After longer planning than I care to admit we have started on a permaculture vegie garden. Inspired by Linda Woodrow author of the book The Permaculture Home Garden we have identified a suitable plot of land which seems to have good drainage, a north-easterly facing aspect and will be in close proximity to the new house when built. So we set about plotting and planning our 7 circle garden. We had decided on a single mandala system.

The theory behind the circle style garden is having the opportunity to place the moveable ‘chicken dome’ over the garden beds. Initially the chickens will scratch and clear the beds of any grass and weeds and also supply a thick layer of organic matter to fertilise the plants. Later, once the beds have been established the chickens can eat the remaining glut and those plants gone to seed, devour any chicken fodder planted and start the process again.
Wanting to re-use and recycle as much as we could, we fashioned the base of the chicken dome out of an old trampoline base. We had quickly learnt after moving the trampoline onto the property, to secure objects firmly to the ground during the windy season. This happened after arriving one weekend to find the old trampoline a twisted mess of its former self lodged squarely in the creek some 100 metres away. Using electrical conduit, shade cloth, a tarp, chicken wire and timber batons we were able to create a sturdy and extremely functional dome. One which could be moved around by one person.
The roost was secured from the roof. This design provides the chickens a level of safety from predators as does the double layering of chicken wire around the base. Linda Woodrow recommends using an old grass catcher from a lawn-mower as the laying box and to date it has worked a treat.
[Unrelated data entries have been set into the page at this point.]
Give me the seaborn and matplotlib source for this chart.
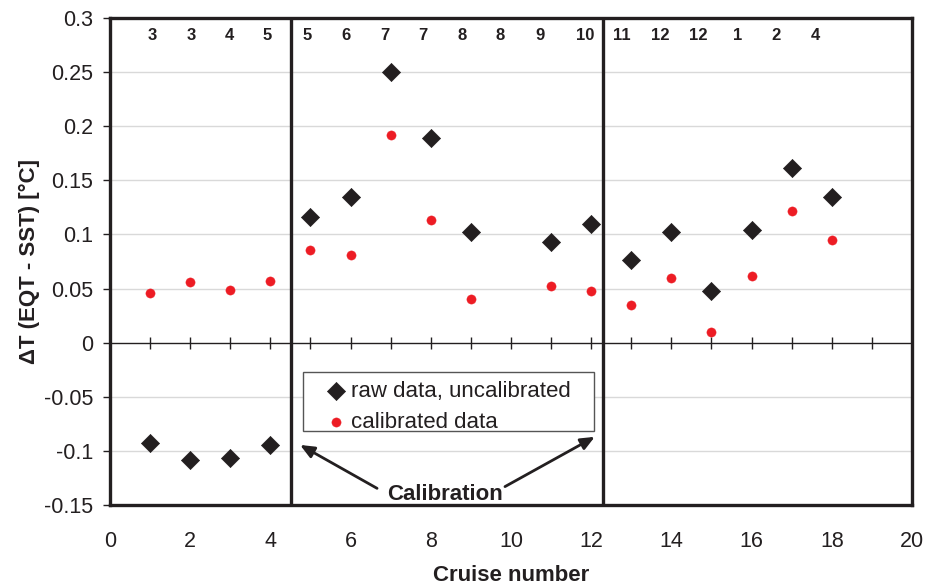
import matplotlib
matplotlib.use("Agg")
import matplotlib.pyplot as plt
from matplotlib.patches import Rectangle
import seaborn as sns
import pandas as pd

# Cruise numbers and temperature offsets (EQT - SST)
cruise = [1, 2, 3, 4, 5, 6, 7, 8, 9, 11, 12, 13, 14, 15, 16, 17, 18]
raw_dt = [-0.093, -0.108, -0.107, -0.095, 0.116, 0.135, 0.250, 0.189, 0.102,
          0.093, 0.110, 0.076, 0.102, 0.048, 0.104, 0.161, 0.135]
cal_dt = [0.046, 0.056, 0.049, 0.057, 0.086, 0.081, 0.192, 0.113, 0.040,
          0.052, 0.048, 0.035, 0.060, 0.010, 0.062, 0.122, 0.095]

# Month of each cruise, printed along the top
month_labels = ["3", "3", "4", "5", "5", "6", "7", "7", "8", "8",
                "9", "10", "11", "12", "12", "1", "2", "4"]
month_x = [1.06, 2.02, 2.97, 3.93, 4.92, 5.88, 6.86, 7.81, 8.77, 9.73,
           10.72, 11.85, 12.76, 13.72, 14.67, 15.66, 16.61, 17.58]

# Calibration events separating the cruise blocks
calibration_x = [4.52, 12.29]

sns.set_theme(style="white")
plt.rcParams["font.family"] = ["Liberation Sans", "DejaVu Sans"]
plt.rcParams["axes.unicode_minus"] = False

ink = "#231f20"
red = "#ed1c24"

df_raw = pd.DataFrame({"cruise": cruise, "dt": raw_dt})
df_cal = pd.DataFrame({"cruise": cruise, "dt": cal_dt})

fig = plt.figure(figsize=(9.28, 5.87), dpi=100)
ax = fig.add_axes([110 / 928, 1 - 505 / 587, 802 / 928, 487 / 587])

# light horizontal grid
for yv in [-0.1, -0.05, 0.05, 0.1, 0.15, 0.2, 0.25]:
    ax.axhline(yv, color="#d9d9d9", lw=1.0, zorder=0)

# zero line with tick marks at every cruise number
ax.axhline(0, color=ink, lw=1.0, zorder=1)
ax.plot(range(1, 20), [0] * 19, ls="none", marker="|", ms=9, mew=1.0,
        color=ink, zorder=1)

for xv in calibration_x:
    ax.axvline(xv, color=ink, lw=2.4, zorder=2)

sns.scatterplot(data=df_raw, x="cruise", y="dt", marker="D", s=85,
                color=ink, edgecolor=ink, linewidth=0.5, ax=ax,
                label="raw data, uncalibrated", zorder=4)
sns.scatterplot(data=df_cal, x="cruise", y="dt", marker="o", s=44,
                color=red, edgecolor=red, linewidth=0.3, ax=ax,
                label="calibrated data", zorder=5)

for lab, xv in zip(month_labels, month_x):
    ax.text(xv, 0.284, lab, ha="center", va="center", fontsize=12,
            fontweight="bold", color=ink)

ax.set_xlim(0, 20)
ax.set_ylim(-0.15, 0.3)
ax.set_xticks(range(0, 21, 2))
ax.set_yticks([-0.15, -0.1, -0.05, 0, 0.05, 0.1, 0.15, 0.2, 0.25, 0.3])
ax.set_yticklabels(["-0.15", "-0.1", "-0.05", "0", "0.05", "0.1", "0.15",
                    "0.2", "0.25", "0.3"])
ax.tick_params(axis="x", length=0, pad=19, labelsize=15.5, labelcolor=ink)
ax.tick_params(axis="y", left=True, length=5, width=1.0, color=ink, pad=7,
               labelsize=15.5, labelcolor=ink)

ax.set_xlabel("Cruise number", fontsize=16, fontweight="bold", color=ink,
              labelpad=9)
ax.set_ylabel("\u0394T (EQT - SST) [°C]", fontsize=16, fontweight="bold",
              color=ink, labelpad=3)

for sp in ax.spines.values():
    sp.set_visible(True)
    sp.set_color(ink)
    sp.set_linewidth(2.4)

# legend entries with a separately drawn box around them
leg = ax.legend(loc="upper left", bbox_to_anchor=(0.2618, 0.2546),
                borderaxespad=0, borderpad=0, fontsize=16, frameon=False,
                handletextpad=0.0, handlelength=1.4, labelspacing=0.45)
for t in leg.get_texts():
    t.set_color(ink)
ax.add_patch(Rectangle((0.2406, 0.152), 0.3629, 0.121, transform=ax.transAxes,
                       fill=True, facecolor="white", edgecolor="#555555",
                       lw=1.0, zorder=3))

ax.text(8.35, -0.1405, "Calibration", ha="center", va="center", fontsize=16,
        fontweight="bold", color=ink, zorder=6)
arrow = dict(arrowstyle="-|>,head_length=0.7,head_width=0.3", color=ink,
             lw=2.0, shrinkA=0, shrinkB=0)
ax.annotate("", xy=(4.74, -0.0945), xytext=(6.66, -0.1346), arrowprops=arrow)
ax.annotate("", xy=(12.09, -0.087), xytext=(9.85, -0.133), arrowprops=arrow)

fig.savefig("out.png", dpi=100)
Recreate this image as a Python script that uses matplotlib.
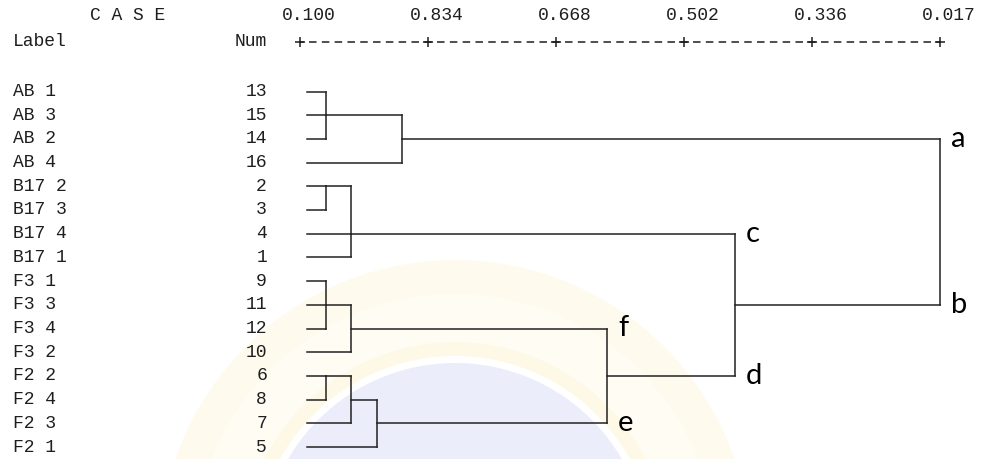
import matplotlib

matplotlib.use("Agg")

import matplotlib.pyplot as plt
from matplotlib.patches import Circle

# case labels and case numbers, top to bottom as listed in the output
labels = ["AB 1", "AB 3", "AB 2", "AB 4", "B17 2", "B17 3", "B17 4", "B17 1",
          "F3 1", "F3 3", "F3 4", "F3 2", "F2 2", "F2 4", "F2 3", "F2 1"]
case_nums = [13, 15, 14, 16, 2, 3, 4, 1, 9, 11, 12, 10, 6, 8, 7, 5]

# rescaled distance ruler
tick_pos = [0, 5, 10, 15, 20, 25]
tick_labels = ["0.100", "0.834", "0.668", "0.502", "0.336", "0.017"]

# agglomeration steps: node ids continue after the 16 leaves (16, 17, ...)
merge_children = [[0, 1, 2], [16, 3], [4, 5], [18, 6, 7], [8, 9, 10], [20, 11],
                  [12, 13], [22, 14], [23, 15], [21, 24], [19, 25], [17, 26]]
merge_dist = [1, 4, 1, 2, 1, 2, 1, 2, 3, 12, 17, 25]
merge_row = [1, 2, 4, 6, 9, 10, 12, 13, 14, 12, 9, None]
leaf_start = 0.27

# cluster letters written at the end of a branch
branch_letters = {17: "a", 26: "b", 19: "c", 25: "d", 21: "f", 24: "e"}

# page geometry (pixels)
W, H = 985, 459
X0_PX, PX_UNIT = 300, 25.6
ROW0_PX, ROW_PX = 91.5, 23.7

plt.rcParams["lines.scale_dashes"] = False
MONO = "Liberation Mono"
MONO_SIZE = 13
INK = "#1e1e1e"

fig = plt.figure(figsize=(W / 100, H / 100), dpi=100)

# faint watermark behind the output
bg = fig.add_axes([0, 0, 1, 1])
bg.set_xlim(0, W)
bg.set_ylim(H, 0)
bg.axis("off")
cx, cy = 455, 556
bg.add_patch(Circle((cx, cy), 296, color="#fefbee", lw=0))
bg.add_patch(Circle((cx, cy), 262, color="#fffcf3", lw=0))
bg.add_patch(Circle((cx, cy), 214, color="#fef9e6", lw=0))
bg.add_patch(Circle((cx, cy), 200, color="#ffffff", lw=0))
bg.add_patch(Circle((cx, cy), 193, color="#ecedfb", lw=0))

ax = fig.add_axes([0, 0, 1, 1])
ax.patch.set_alpha(0)
ax.set_xlim(-X0_PX / PX_UNIT, (W - X0_PX) / PX_UNIT)
ax.set_ylim((H - ROW0_PX) / ROW_PX, -ROW0_PX / ROW_PX)
ax.axis("off")

def px_x(p):
    return (p - X0_PX) / PX_UNIT

def px_y(p):
    return (p - ROW0_PX) / ROW_PX

# header
ax.text(px_x(90), px_y(15), "C A S E", family=MONO, fontsize=MONO_SIZE, color=INK,
        ha="left", va="center")
ax.text(px_x(13), px_y(41), "Label", family=MONO, fontsize=MONO_SIZE, color=INK,
        ha="left", va="center")
ax.text(px_x(267), px_y(41), "Num", family=MONO, fontsize=MONO_SIZE, color=INK,
        ha="right", va="center")
for t, lab in zip(tick_pos, tick_labels):
    ax.text(t - 0.72, px_y(15), lab, family=MONO, fontsize=MONO_SIZE, color=INK,
            ha="left", va="center")

ruler_y = px_y(42)
on_pt, off_pt = 5.4, 9.216 - 5.4
ax.plot([tick_pos[0], tick_pos[-1]], [ruler_y, ruler_y], color=INK, lw=1.1,
        linestyle=(on_pt / 2, (on_pt, off_pt)))
ax.plot(tick_pos, [ruler_y] * len(tick_pos), ls="none", marker="+",
        ms=7, mew=1.1, color=INK)

# case rows
for i, (lab, num) in enumerate(zip(labels, case_nums)):
    ax.text(px_x(13), i, lab, family=MONO, fontsize=MONO_SIZE, color=INK,
            ha="left", va="center")
    ax.text(px_x(267), i, str(num), family=MONO, fontsize=MONO_SIZE, color=INK,
            ha="right", va="center")

# dendrogram
n = len(labels)
node_x = {i: leaf_start for i in range(n)}
node_row = {i: i for i in range(n)}
line_kw = dict(color="#222222", lw=1.1, solid_capstyle="projecting")
for k, (kids, dist, row) in enumerate(zip(merge_children, merge_dist, merge_row)):
    rows = [node_row[c] for c in kids]
    for c in kids:
        ax.plot([node_x[c], dist], [node_row[c], node_row[c]], **line_kw)
    ax.plot([dist, dist], [min(rows), max(rows)], **line_kw)
    node_id = n + k
    node_x[node_id] = dist
    node_row[node_id] = row
    for c in kids:
        if c in branch_letters:
            ax.text(dist + 0.42, node_row[c], branch_letters[c], family="Lato",
                    fontsize=21, color="black", ha="left", va="center")

fig.savefig("out.png", dpi=100)
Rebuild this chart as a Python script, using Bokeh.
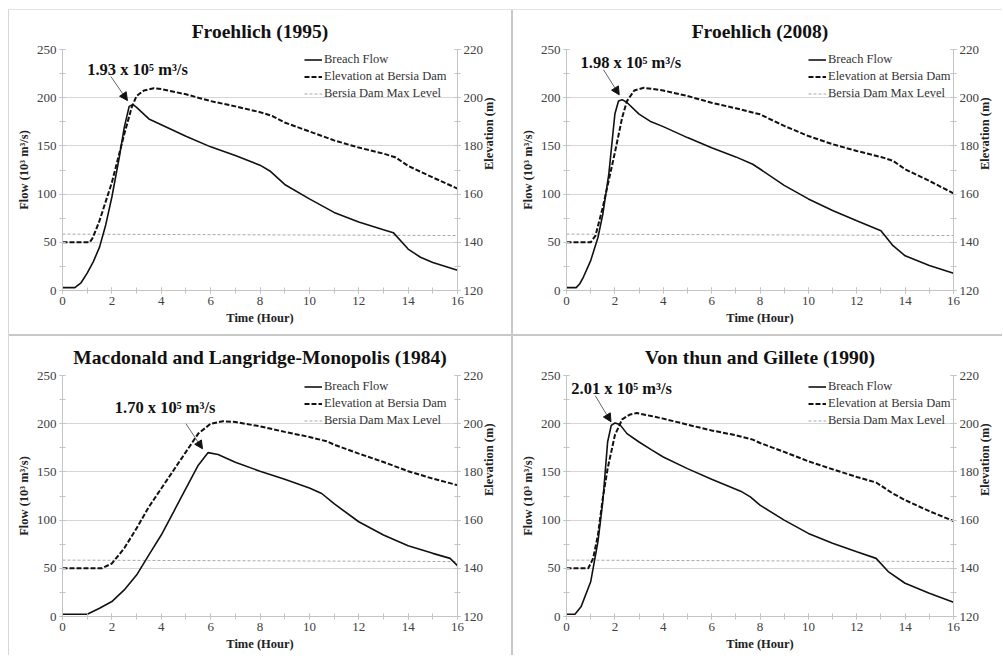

At the moment the girls (chickens) are rotated around the property in the chicken dome and free range during the afternoons and weekends. Their food sources are kitchen scraps, layer mash and whatever they can scratch out. I am looking forward to reducing the layer mash with our own vegie glut and purposely grown chicken fodder.

I can hardly contain my excitement about the prospect of selecting and picking our own produce.